There’s no better word to describe the current condition of the Illinois Department of Employment Security. On top of failing to properly classify personal information and a massive data breach, the system has simply crumbled under the crushing weight of a record number of claims since the onset of COVID-19 restrictions earlier this year.
Now, at a time when more than 14% of the state’s working population can’t find a job, claims processing is between slow and nonexistent. The agency responded to reports of people waiting hours on hold by introducing a callback request system, but the result was the same: folks desperately in need of aid idling for hours or days just hoping to speak to a person who might be able to help.
No state was prepared for the onslaught of unemployment claims once coronavirus began raging in mid-March, but the timing was especially bad for Illinois, which had only begun to slightly recover from several years of budget gridlock that crippled multiple state agencies. And let’s not kid ourselves: state government had been poorly managed for quite some time before the mid-2010s, as corruption, bloat, underfunding and ineffectiveness marred several different vital agencies like the transportation, family services, corrections, education and so on.
While things at IDES might have gone a little more smoothly had the federal government done more to disburse financial aid over the summer, we’re also running out of patience for getting our own house in order, especially while navigating the tricky situation of if or how students can return to school and the parents who still have jobs can report for in-person duty.
A few weeks ago Gov. JB Pritzker named Kristin Richards to be the permanent director of IDES. It’s not much after five months, but the hire is a good sign in that it should make it easier to establish the type of long-term planning and solutions made trickier under an acting director.
However, simply having a new boss is no guarantee of success. Plenty of people are still reporting problems with the system, and although the unemployment rate ticked down in the last few weeks, it’s still more than triple the same period in 2019, so simply waiting for demand to abate won’t be a solution.

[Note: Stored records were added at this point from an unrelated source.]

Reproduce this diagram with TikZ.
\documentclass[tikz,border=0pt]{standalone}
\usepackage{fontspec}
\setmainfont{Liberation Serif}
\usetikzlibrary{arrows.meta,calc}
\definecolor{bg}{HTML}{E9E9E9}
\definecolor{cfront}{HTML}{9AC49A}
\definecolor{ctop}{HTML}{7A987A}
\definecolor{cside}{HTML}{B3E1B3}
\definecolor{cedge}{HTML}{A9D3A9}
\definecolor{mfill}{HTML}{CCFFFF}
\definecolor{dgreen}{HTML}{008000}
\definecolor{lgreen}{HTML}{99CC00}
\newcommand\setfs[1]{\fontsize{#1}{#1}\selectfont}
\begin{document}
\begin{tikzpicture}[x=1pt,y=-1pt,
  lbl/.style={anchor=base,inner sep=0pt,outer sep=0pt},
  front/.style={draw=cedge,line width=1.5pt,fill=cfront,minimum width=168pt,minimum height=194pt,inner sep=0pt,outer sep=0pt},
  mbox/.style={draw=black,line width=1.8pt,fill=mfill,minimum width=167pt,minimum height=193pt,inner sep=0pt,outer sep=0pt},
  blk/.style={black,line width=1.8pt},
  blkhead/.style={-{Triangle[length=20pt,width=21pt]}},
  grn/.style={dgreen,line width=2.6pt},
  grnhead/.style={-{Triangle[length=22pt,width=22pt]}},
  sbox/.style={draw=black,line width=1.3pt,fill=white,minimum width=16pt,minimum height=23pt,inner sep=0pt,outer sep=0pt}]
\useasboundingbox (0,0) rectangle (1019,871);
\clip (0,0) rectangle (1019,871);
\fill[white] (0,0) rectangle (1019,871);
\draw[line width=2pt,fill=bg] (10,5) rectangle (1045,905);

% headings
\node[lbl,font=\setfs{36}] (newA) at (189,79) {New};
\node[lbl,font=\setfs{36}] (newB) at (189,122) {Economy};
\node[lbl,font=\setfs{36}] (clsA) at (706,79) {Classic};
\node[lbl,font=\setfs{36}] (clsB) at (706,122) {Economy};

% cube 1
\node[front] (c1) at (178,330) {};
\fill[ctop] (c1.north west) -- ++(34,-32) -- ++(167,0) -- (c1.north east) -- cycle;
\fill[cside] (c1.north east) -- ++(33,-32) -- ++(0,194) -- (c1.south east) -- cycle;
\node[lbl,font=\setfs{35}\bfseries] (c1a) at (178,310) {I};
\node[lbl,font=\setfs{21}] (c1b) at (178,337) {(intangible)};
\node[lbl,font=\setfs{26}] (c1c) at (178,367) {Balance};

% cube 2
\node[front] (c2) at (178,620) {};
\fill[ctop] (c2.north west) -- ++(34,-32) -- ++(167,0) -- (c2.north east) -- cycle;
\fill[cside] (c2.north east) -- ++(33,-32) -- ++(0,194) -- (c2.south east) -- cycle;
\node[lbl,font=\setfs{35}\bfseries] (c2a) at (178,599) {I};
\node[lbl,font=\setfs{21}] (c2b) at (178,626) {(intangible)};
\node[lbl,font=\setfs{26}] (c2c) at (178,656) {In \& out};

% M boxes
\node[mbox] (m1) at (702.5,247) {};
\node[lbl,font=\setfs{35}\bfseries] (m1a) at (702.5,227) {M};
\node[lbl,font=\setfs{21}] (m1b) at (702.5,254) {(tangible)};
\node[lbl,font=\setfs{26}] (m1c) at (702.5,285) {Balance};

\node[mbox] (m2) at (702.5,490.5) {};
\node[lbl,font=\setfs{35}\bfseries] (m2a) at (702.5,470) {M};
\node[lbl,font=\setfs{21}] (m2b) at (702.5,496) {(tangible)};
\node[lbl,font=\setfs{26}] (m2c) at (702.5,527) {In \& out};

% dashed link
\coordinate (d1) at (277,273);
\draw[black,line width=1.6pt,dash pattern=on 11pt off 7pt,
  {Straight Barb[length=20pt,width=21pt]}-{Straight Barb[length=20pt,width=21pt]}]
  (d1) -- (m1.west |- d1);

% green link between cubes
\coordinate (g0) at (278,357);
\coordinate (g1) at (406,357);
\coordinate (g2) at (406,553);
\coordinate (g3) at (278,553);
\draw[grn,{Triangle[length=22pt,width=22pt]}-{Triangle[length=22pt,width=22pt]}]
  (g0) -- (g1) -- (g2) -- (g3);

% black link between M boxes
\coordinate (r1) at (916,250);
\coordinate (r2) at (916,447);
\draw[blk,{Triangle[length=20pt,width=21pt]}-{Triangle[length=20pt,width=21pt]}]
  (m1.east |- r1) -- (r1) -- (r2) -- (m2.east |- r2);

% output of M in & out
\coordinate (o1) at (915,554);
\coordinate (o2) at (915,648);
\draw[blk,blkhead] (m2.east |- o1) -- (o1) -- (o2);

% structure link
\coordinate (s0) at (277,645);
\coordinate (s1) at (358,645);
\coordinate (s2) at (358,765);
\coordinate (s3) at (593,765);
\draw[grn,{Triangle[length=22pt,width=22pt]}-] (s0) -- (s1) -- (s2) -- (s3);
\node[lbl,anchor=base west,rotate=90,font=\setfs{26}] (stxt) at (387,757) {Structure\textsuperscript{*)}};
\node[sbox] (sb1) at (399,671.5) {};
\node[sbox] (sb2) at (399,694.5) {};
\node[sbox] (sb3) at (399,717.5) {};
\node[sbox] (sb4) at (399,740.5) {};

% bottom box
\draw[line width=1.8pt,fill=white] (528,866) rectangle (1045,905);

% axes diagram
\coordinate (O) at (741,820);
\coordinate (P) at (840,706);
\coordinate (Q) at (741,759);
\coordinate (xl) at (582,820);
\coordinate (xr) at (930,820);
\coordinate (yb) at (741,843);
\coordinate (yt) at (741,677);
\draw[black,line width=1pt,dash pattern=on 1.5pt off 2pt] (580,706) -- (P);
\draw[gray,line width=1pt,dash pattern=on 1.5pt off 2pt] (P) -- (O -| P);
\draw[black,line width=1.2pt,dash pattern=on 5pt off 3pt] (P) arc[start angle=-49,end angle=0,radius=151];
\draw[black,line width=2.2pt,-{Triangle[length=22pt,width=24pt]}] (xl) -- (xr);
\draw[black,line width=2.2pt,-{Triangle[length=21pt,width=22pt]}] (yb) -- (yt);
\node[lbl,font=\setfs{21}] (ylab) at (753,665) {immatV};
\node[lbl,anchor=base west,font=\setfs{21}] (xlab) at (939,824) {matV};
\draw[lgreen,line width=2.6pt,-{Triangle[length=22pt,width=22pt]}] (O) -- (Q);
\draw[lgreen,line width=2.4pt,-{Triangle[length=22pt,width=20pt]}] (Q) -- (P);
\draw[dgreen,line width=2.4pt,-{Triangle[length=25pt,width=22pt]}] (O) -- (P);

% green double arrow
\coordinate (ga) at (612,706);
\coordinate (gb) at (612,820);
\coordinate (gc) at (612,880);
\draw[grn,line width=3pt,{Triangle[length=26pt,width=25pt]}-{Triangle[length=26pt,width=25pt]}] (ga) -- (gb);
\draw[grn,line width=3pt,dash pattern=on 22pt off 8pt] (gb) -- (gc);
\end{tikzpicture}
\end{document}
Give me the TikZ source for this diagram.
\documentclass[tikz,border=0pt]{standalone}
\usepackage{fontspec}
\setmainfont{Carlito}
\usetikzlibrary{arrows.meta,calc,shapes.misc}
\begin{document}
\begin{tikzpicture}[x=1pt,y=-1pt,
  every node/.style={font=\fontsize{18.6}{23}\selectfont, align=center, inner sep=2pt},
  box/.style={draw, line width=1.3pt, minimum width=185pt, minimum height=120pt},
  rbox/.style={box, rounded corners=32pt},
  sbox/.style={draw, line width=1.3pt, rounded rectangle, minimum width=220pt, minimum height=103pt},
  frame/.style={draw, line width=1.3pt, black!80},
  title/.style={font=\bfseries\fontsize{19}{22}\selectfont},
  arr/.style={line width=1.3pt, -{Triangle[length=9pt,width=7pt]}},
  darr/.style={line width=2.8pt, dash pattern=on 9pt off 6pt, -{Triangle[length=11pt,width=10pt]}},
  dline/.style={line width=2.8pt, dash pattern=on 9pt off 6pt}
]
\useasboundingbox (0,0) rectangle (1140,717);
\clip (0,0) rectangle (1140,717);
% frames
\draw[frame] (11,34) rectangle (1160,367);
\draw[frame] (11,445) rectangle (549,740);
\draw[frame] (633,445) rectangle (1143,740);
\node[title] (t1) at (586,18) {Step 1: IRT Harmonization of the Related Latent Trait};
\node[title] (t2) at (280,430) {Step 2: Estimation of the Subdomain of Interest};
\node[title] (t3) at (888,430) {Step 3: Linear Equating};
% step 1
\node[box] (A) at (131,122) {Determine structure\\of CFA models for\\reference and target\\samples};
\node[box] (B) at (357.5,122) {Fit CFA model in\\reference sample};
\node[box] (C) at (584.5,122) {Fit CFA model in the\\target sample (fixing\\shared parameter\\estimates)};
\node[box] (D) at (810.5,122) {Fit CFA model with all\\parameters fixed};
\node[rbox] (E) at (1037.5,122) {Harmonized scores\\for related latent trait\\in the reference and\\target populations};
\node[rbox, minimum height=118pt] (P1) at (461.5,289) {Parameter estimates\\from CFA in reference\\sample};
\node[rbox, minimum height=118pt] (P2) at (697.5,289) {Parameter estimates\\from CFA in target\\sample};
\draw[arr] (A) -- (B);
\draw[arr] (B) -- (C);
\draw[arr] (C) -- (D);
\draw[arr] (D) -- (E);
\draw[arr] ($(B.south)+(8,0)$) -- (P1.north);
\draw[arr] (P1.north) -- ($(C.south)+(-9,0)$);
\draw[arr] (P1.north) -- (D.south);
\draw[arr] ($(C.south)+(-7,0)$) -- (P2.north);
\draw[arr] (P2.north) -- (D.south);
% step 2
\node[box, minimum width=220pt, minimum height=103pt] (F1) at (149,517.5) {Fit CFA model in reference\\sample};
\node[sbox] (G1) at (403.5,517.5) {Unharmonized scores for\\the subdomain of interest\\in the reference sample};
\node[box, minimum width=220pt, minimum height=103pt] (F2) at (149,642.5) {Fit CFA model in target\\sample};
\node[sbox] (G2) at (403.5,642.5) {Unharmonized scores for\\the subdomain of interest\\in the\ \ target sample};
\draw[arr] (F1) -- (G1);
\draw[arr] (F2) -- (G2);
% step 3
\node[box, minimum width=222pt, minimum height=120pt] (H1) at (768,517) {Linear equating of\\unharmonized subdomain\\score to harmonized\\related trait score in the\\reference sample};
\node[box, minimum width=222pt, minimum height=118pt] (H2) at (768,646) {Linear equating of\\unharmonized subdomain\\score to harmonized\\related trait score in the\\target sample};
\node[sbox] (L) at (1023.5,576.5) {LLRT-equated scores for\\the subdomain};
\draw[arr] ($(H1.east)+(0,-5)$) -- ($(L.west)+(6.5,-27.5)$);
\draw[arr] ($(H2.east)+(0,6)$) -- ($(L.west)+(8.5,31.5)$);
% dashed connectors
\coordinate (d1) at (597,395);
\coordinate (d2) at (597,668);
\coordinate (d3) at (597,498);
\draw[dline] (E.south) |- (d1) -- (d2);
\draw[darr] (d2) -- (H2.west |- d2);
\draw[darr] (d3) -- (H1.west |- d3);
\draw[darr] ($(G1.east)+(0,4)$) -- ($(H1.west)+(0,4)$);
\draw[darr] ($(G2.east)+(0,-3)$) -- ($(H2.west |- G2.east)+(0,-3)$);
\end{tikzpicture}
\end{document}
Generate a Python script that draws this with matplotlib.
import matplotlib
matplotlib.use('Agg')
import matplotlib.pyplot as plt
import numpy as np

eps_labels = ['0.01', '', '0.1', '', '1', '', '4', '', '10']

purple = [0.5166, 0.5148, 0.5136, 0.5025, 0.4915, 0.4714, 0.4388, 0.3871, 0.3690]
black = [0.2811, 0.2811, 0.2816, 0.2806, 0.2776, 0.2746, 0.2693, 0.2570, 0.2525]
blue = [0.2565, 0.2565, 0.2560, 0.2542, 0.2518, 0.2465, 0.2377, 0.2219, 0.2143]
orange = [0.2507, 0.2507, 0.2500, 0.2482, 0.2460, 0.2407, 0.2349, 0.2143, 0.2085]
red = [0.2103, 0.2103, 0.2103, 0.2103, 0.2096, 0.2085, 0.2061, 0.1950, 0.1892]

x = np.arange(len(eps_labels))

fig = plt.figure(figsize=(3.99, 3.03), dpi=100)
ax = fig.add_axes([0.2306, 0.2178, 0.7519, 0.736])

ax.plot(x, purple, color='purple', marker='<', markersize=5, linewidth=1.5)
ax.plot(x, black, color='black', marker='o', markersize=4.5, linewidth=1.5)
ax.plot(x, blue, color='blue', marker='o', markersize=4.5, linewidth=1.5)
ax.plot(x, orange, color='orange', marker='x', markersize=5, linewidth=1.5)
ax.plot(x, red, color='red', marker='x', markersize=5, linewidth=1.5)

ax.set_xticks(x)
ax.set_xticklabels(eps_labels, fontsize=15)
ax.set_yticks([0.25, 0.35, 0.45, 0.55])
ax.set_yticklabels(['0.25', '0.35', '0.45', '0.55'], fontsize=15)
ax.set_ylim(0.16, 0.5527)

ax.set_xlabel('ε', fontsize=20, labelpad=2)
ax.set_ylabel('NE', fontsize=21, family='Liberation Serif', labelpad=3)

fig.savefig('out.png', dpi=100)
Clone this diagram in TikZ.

The state’s taxpayers deserve more than promised fixes. We call on Pritzker and Richards to detail, as plainly as possible, the measurable goals they’re striving to hit so we can have both an understanding of the baseline standard as well as a means of holding officials accountable.
Furthermore, we suggest the governor and lawmakers evaluate all state agencies and consider how the next major disaster might tax those already shoddy systems. Simply being aware of outdated technology or procedures isn’t enough. If nothing else, coronavirus has been a clarion call to get things in order because unthinkable trouble can and may arrive.
The pandemic also has driven home the reality that states can’t rely on the federal government for help. Although Springfield has different debt constraints than Capitol Hill — and we can’t print our own money — the better prepared we are to go things alone in the long run, the more likely we’re insulated from partisan gridlock and able to provide direct services to Illinoisans in need.
IDES is broken, and it’s not alone. These agencies hopefully aren’t beyond repair, but absent significant, transparent reform, Illinoisans have no reason to be confident of brighter days ahead.